#### [JOB]
All of the data must be printed exactly; please include every line.
- - -
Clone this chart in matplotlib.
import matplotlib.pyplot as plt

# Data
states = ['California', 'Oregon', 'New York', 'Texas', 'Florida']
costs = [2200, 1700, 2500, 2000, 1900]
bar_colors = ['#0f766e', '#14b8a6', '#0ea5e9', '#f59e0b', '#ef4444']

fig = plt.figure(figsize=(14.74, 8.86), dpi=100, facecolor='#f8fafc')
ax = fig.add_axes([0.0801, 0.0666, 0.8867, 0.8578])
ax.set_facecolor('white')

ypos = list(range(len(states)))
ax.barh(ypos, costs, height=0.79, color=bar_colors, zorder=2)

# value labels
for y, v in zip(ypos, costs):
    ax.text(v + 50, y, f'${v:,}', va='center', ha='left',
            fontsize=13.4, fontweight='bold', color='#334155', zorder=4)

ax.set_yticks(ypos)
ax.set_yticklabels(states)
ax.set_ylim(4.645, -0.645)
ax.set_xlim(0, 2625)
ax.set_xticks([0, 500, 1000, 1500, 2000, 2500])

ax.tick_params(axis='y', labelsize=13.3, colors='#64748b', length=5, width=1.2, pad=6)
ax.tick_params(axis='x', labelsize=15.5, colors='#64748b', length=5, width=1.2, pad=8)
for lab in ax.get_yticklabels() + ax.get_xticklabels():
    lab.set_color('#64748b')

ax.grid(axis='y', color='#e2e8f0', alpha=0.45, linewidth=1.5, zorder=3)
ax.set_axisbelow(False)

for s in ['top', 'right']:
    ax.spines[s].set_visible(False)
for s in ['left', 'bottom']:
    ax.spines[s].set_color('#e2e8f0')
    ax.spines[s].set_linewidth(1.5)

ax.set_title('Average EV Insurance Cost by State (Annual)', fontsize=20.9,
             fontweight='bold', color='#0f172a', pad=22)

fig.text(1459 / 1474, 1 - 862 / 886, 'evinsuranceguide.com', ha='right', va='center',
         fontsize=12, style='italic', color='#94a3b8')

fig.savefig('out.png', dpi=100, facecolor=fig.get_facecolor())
- - -
#### [EXERCISE SOLUTION]
Clone this chart in matplotlib.
import matplotlib.pyplot as plt

# Data
states = ['California', 'Oregon', 'New York', 'Texas', 'Florida']
costs = [2200, 1700, 2500, 2000, 1900]
bar_colors = ['#0f766e', '#14b8a6', '#0ea5e9', '#f59e0b', '#ef4444']

fig = plt.figure(figsize=(14.74, 8.86), dpi=100, facecolor='#f8fafc')
ax = fig.add_axes([0.0801, 0.0666, 0.8867, 0.8578])
ax.set_facecolor('white')

ypos = list(range(len(states)))
ax.barh(ypos, costs, height=0.79, color=bar_colors, zorder=2)

# value labels
for y, v in zip(ypos, costs):
    ax.text(v + 50, y, f'${v:,}', va='center', ha='left',
            fontsize=13.4, fontweight='bold', color='#334155', zorder=4)

ax.set_yticks(ypos)
ax.set_yticklabels(states)
ax.set_ylim(4.645, -0.645)
ax.set_xlim(0, 2625)
ax.set_xticks([0, 500, 1000, 1500, 2000, 2500])

ax.tick_params(axis='y', labelsize=13.3, colors='#64748b', length=5, width=1.2, pad=6)
ax.tick_params(axis='x', labelsize=15.5, colors='#64748b', length=5, width=1.2, pad=8)
for lab in ax.get_yticklabels() + ax.get_xticklabels():
    lab.set_color('#64748b')

ax.grid(axis='y', color='#e2e8f0', alpha=0.45, linewidth=1.5, zorder=3)
ax.set_axisbelow(False)

for s in ['top', 'right']:
    ax.spines[s].set_visible(False)
for s in ['left', 'bottom']:
    ax.spines[s].set_color('#e2e8f0')
    ax.spines[s].set_linewidth(1.5)

ax.set_title('Average EV Insurance Cost by State (Annual)', fontsize=20.9,
             fontweight='bold', color='#0f172a', pad=22)

fig.text(1459 / 1474, 1 - 862 / 886, 'evinsuranceguide.com', ha='right', va='center',
         fontsize=12, style='italic', color='#94a3b8')

fig.savefig('out.png', dpi=100, facecolor=fig.get_facecolor())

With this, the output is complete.